- [Prompt]
Leave out every picture, then output exactly the lines between the ones holding "What TikZ code" and "-- (849,252) -- (849,414) -- cycle;", inclusive, and nothing beyond them.

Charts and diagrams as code
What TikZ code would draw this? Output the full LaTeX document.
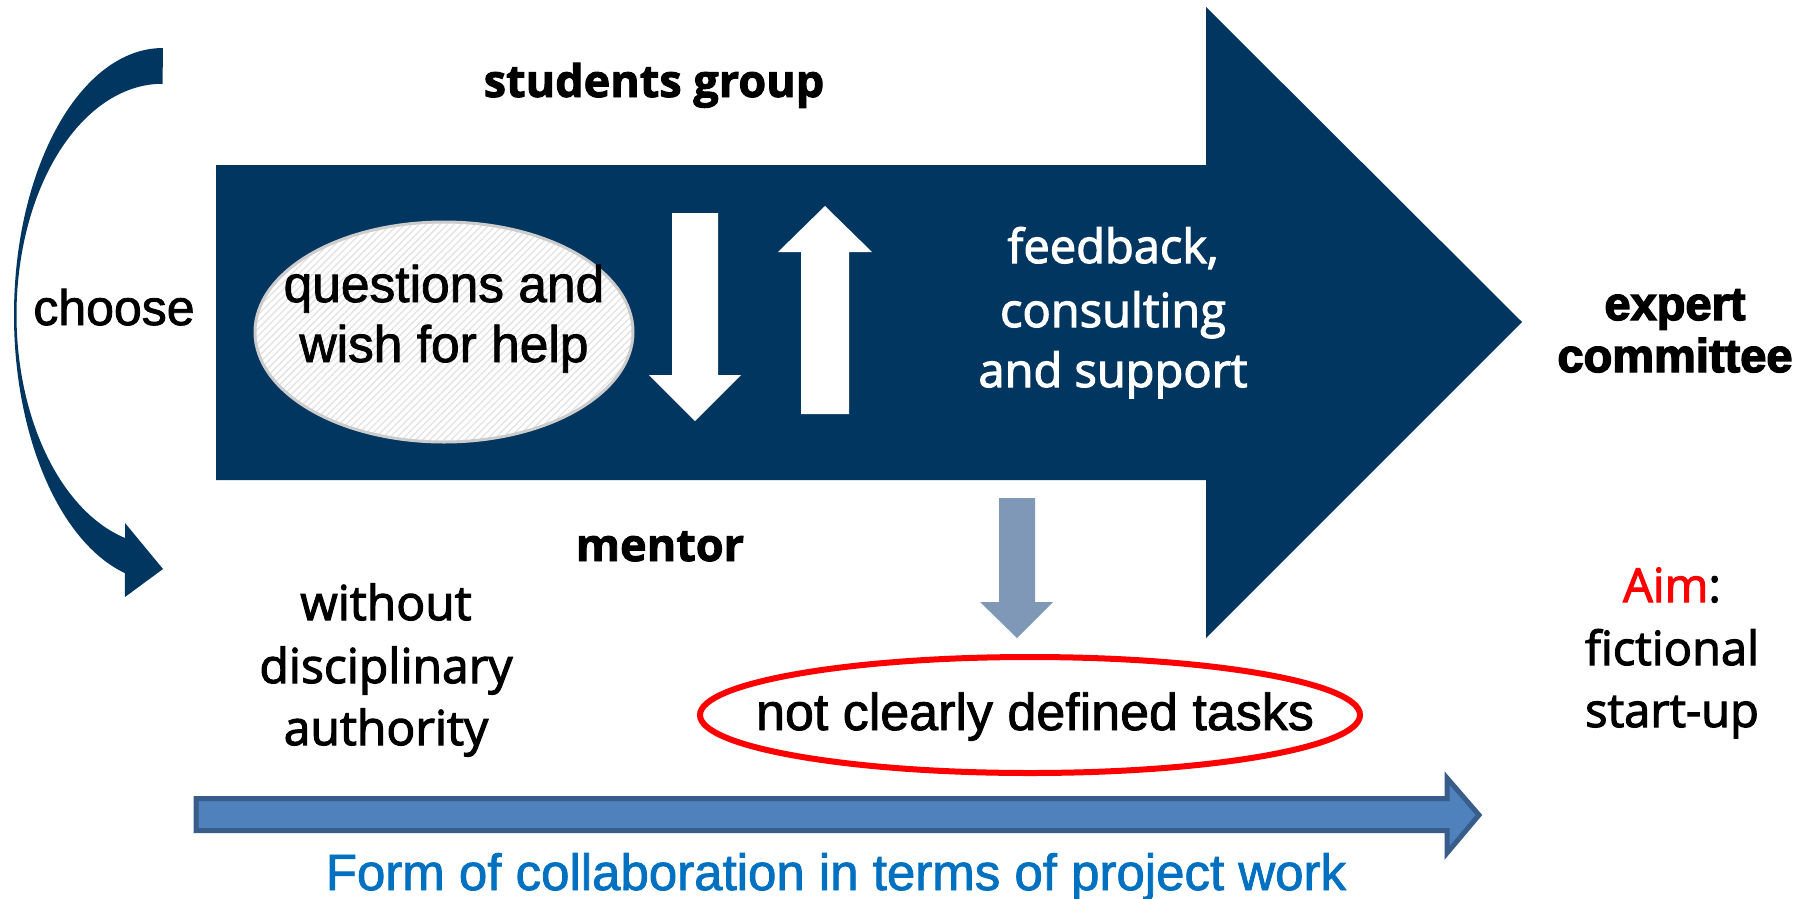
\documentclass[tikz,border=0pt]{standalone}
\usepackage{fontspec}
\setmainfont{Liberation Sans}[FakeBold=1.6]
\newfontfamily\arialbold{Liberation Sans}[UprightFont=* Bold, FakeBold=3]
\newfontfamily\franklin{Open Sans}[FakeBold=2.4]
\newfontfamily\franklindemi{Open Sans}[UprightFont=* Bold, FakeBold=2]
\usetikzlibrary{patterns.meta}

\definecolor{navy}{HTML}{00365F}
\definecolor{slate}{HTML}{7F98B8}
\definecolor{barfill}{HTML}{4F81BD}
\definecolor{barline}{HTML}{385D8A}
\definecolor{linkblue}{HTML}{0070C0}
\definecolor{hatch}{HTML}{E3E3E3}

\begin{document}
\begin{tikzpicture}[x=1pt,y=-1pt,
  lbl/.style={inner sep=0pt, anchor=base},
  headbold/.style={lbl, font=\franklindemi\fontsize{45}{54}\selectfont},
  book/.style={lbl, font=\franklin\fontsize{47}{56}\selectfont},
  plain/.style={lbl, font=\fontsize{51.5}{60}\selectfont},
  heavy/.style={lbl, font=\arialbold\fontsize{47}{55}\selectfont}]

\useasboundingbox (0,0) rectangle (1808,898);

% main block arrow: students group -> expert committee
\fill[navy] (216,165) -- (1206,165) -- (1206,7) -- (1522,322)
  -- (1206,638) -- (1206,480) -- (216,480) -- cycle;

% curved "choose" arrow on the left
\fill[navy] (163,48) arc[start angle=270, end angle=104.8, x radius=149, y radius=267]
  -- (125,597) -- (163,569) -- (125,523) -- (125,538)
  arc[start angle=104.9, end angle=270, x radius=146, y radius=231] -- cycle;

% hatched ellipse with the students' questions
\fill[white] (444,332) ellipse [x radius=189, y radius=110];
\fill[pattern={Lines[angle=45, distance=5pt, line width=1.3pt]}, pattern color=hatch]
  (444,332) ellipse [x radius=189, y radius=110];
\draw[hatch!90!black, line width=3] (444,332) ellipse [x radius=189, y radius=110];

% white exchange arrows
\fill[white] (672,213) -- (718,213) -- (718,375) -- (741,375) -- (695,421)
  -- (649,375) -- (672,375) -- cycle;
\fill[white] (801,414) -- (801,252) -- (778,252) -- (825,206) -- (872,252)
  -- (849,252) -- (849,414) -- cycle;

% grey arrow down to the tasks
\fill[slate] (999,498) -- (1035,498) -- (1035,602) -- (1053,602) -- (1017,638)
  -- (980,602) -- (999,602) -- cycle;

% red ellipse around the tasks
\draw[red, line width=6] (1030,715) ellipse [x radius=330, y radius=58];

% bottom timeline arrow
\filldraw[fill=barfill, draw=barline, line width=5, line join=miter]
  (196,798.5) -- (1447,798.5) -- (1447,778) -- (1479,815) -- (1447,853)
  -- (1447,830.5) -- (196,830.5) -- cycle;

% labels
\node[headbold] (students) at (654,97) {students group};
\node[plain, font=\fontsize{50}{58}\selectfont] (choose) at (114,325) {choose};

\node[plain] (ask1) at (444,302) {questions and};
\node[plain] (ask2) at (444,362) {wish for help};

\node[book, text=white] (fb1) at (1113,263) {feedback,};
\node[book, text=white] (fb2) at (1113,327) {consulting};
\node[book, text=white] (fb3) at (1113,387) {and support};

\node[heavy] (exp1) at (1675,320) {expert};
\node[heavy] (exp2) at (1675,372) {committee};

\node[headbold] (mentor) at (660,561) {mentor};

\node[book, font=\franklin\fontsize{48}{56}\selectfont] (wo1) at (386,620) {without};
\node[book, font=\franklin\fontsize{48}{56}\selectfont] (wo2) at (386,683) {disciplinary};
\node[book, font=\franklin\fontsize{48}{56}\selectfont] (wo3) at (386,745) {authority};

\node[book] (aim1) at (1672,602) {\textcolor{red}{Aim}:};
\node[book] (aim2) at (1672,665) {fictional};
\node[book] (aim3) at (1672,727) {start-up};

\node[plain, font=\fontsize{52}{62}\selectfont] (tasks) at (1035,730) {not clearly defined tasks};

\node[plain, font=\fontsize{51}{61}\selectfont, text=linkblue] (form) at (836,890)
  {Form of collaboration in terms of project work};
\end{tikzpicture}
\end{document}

* * *

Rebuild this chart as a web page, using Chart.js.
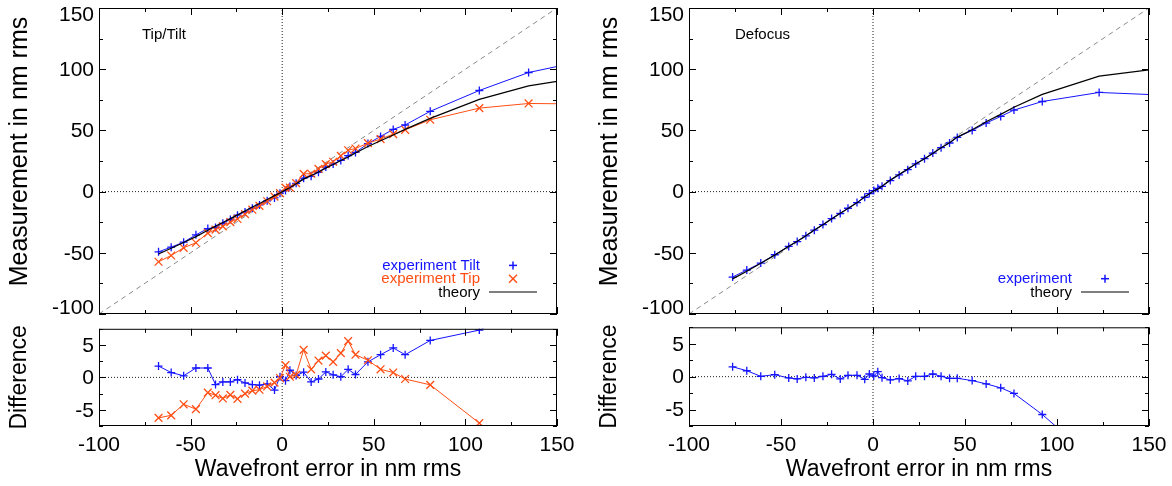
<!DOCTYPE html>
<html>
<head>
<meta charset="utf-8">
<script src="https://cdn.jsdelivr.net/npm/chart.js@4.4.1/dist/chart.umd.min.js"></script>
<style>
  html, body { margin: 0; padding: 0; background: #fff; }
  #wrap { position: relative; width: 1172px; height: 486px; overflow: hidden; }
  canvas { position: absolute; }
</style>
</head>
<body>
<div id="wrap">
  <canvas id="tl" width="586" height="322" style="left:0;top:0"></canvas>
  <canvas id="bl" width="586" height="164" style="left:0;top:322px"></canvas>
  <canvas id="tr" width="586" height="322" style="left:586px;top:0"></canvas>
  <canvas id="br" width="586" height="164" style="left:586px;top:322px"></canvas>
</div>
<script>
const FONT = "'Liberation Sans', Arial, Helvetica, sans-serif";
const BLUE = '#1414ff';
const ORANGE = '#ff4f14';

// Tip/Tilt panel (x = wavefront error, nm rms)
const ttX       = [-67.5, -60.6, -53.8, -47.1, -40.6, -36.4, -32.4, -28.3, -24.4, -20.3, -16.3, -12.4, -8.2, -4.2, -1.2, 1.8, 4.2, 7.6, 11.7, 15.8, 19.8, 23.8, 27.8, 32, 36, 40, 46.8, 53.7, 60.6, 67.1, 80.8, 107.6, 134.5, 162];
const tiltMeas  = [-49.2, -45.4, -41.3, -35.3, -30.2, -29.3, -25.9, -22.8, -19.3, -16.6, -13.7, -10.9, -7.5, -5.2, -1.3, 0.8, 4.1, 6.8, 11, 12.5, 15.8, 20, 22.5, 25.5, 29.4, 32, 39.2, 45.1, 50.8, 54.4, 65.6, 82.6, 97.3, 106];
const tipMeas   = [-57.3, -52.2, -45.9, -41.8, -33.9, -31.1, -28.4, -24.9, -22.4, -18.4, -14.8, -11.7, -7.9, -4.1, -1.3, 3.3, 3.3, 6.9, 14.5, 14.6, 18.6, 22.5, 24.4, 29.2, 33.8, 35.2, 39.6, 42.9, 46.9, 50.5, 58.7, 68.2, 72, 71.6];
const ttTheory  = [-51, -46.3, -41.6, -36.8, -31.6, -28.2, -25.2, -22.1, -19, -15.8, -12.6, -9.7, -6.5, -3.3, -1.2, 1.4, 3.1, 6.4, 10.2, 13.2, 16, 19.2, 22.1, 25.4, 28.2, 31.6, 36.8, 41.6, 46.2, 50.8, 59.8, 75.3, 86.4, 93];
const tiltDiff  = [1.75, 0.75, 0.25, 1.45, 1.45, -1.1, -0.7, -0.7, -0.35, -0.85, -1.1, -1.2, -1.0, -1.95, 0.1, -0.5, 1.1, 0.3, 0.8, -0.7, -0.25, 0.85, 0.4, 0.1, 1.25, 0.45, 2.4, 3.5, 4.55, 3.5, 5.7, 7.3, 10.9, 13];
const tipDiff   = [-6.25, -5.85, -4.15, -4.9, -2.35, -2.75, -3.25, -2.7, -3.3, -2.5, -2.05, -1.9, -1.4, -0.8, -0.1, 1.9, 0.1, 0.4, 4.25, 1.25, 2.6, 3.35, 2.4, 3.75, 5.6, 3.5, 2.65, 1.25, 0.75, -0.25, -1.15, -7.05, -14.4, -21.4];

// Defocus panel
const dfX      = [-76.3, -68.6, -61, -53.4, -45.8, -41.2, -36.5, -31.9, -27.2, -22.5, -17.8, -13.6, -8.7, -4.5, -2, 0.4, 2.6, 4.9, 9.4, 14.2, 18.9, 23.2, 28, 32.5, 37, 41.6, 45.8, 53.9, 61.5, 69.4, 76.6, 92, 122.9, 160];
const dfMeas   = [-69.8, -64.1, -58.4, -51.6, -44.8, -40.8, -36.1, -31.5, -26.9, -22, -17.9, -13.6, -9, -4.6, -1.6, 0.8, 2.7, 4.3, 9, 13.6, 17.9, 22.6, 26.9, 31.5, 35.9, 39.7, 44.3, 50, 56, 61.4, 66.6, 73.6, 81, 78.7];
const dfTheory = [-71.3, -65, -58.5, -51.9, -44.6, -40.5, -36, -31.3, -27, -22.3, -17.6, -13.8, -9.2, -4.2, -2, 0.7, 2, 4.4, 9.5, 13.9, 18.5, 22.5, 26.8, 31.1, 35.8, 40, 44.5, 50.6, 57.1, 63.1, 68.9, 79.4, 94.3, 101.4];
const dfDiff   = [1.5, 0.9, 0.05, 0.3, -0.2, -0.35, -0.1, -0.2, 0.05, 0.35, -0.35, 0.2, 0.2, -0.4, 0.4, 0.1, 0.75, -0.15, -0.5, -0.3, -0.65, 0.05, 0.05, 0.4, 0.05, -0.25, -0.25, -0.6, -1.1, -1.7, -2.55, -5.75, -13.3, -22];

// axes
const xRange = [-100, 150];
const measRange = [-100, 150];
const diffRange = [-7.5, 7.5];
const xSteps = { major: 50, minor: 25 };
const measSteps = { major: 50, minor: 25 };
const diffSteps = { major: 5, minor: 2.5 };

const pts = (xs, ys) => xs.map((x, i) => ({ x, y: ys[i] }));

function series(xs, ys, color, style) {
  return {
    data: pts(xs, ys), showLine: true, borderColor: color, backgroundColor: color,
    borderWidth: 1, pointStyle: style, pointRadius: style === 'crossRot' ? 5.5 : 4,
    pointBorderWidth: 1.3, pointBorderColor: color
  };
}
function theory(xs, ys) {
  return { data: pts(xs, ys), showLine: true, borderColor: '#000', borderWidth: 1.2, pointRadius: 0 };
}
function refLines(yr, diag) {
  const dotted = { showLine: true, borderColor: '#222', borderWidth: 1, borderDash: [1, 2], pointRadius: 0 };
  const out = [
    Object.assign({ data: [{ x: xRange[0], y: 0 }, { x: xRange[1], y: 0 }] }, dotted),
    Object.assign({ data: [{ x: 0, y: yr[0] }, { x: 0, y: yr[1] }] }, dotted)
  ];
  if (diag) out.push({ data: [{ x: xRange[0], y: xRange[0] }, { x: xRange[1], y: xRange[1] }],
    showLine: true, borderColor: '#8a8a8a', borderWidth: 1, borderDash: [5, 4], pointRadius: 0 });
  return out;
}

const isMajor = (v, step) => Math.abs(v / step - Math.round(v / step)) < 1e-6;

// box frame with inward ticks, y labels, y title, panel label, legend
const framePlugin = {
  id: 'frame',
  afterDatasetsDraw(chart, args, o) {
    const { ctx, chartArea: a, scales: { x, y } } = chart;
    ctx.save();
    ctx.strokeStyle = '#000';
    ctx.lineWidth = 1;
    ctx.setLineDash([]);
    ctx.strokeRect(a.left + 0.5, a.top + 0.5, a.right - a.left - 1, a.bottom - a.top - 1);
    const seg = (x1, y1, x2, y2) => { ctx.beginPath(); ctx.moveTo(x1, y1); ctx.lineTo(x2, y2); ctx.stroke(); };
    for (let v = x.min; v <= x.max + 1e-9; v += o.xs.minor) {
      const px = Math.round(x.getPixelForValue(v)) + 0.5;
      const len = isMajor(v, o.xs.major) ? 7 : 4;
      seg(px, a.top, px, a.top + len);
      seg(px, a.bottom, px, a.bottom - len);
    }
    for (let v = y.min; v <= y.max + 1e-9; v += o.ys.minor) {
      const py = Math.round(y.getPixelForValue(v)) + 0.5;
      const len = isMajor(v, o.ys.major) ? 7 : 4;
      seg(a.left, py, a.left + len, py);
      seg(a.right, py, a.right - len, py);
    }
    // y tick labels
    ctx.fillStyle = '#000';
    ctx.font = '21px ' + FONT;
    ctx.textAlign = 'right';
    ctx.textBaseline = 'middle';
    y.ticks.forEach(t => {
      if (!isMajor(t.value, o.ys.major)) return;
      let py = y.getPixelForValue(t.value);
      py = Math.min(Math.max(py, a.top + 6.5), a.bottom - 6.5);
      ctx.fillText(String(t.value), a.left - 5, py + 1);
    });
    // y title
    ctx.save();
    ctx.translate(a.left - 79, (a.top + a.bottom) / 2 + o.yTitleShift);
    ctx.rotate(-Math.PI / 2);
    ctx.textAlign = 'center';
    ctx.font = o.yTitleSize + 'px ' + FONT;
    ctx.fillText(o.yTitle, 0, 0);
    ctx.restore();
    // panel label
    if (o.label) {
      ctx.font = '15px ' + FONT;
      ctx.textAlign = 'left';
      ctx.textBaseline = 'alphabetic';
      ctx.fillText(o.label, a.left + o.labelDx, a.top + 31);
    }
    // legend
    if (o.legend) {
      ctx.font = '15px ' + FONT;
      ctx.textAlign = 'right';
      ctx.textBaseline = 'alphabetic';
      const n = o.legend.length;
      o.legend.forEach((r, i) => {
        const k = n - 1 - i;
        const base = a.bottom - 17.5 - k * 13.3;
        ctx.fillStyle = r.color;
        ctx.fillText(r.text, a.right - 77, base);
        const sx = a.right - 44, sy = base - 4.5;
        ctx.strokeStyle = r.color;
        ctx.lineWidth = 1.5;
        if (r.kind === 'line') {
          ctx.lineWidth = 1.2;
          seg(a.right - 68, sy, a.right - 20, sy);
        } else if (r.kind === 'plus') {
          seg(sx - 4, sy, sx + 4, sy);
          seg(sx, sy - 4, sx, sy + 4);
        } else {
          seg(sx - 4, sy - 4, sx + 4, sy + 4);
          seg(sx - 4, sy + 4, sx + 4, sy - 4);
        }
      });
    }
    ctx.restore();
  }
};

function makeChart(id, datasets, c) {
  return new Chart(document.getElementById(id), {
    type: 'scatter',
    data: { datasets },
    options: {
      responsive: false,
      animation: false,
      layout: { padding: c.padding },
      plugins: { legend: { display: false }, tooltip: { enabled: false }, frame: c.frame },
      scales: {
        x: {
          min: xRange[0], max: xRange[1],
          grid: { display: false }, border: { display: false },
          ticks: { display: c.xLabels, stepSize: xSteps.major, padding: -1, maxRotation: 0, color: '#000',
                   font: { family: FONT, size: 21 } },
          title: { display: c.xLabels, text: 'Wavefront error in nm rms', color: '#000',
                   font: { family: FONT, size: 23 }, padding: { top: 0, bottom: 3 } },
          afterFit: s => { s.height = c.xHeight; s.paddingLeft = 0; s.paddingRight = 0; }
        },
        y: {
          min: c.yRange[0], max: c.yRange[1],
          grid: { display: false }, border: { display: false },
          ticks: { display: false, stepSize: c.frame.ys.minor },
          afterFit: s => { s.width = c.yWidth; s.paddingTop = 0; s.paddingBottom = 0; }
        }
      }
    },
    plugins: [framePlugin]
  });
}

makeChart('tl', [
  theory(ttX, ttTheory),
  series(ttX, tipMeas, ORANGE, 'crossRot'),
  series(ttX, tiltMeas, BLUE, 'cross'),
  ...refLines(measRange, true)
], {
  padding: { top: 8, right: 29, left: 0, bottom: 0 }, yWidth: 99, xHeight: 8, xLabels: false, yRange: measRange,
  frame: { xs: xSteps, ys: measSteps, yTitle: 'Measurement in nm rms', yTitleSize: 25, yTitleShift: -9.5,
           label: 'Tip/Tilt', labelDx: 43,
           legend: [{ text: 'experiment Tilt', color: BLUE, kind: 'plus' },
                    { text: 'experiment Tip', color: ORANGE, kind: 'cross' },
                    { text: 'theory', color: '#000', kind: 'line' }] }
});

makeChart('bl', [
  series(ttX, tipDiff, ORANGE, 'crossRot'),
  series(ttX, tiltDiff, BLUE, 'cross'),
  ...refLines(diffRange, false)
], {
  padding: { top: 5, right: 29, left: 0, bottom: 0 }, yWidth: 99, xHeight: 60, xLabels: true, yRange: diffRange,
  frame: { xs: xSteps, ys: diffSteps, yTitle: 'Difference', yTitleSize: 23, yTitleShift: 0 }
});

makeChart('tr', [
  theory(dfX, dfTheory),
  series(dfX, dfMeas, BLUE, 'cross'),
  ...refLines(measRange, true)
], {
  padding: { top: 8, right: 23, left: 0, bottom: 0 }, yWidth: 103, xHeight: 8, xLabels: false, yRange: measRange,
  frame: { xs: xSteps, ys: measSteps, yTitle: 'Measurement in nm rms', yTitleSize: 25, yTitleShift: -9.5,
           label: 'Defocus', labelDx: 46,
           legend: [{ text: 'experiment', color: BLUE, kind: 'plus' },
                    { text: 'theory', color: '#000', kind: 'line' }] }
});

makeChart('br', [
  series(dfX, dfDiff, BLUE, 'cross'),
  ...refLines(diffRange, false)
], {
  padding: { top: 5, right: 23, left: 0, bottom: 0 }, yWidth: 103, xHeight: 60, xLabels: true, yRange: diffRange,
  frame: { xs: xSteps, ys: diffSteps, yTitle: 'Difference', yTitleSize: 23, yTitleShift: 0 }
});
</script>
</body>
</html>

- [Correct answer]
What TikZ code would draw this? Output the full LaTeX document.
\documentclass[tikz,border=0pt]{standalone}
\usepackage{fontspec}
\setmainfont{Liberation Sans}[FakeBold=1.6]
\newfontfamily\arialbold{Liberation Sans}[UprightFont=* Bold, FakeBold=3]
\newfontfamily\franklin{Open Sans}[FakeBold=2.4]
\newfontfamily\franklindemi{Open Sans}[UprightFont=* Bold, FakeBold=2]
\usetikzlibrary{patterns.meta}

\definecolor{navy}{HTML}{00365F}
\definecolor{slate}{HTML}{7F98B8}
\definecolor{barfill}{HTML}{4F81BD}
\definecolor{barline}{HTML}{385D8A}
\definecolor{linkblue}{HTML}{0070C0}
\definecolor{hatch}{HTML}{E3E3E3}

\begin{document}
\begin{tikzpicture}[x=1pt,y=-1pt,
  lbl/.style={inner sep=0pt, anchor=base},
  headbold/.style={lbl, font=\franklindemi\fontsize{45}{54}\selectfont},
  book/.style={lbl, font=\franklin\fontsize{47}{56}\selectfont},
  plain/.style={lbl, font=\fontsize{51.5}{60}\selectfont},
  heavy/.style={lbl, font=\arialbold\fontsize{47}{55}\selectfont}]

\useasboundingbox (0,0) rectangle (1808,898);

% main block arrow: students group -> expert committee
\fill[navy] (216,165) -- (1206,165) -- (1206,7) -- (1522,322)
  -- (1206,638) -- (1206,480) -- (216,480) -- cycle;

% curved "choose" arrow on the left
\fill[navy] (163,48) arc[start angle=270, end angle=104.8, x radius=149, y radius=267]
  -- (125,597) -- (163,569) -- (125,523) -- (125,538)
  arc[start angle=104.9, end angle=270, x radius=146, y radius=231] -- cycle;

% hatched ellipse with the students' questions
\fill[white] (444,332) ellipse [x radius=189, y radius=110];
\fill[pattern={Lines[angle=45, distance=5pt, line width=1.3pt]}, pattern color=hatch]
  (444,332) ellipse [x radius=189, y radius=110];
\draw[hatch!90!black, line width=3] (444,332) ellipse [x radius=189, y radius=110];

% white exchange arrows
\fill[white] (672,213) -- (718,213) -- (718,375) -- (741,375) -- (695,421)
  -- (649,375) -- (672,375) -- cycle;
\fill[white] (801,414) -- (801,252) -- (778,252) -- (825,206) -- (872,252)
  -- (849,252) -- (849,414) -- cycle;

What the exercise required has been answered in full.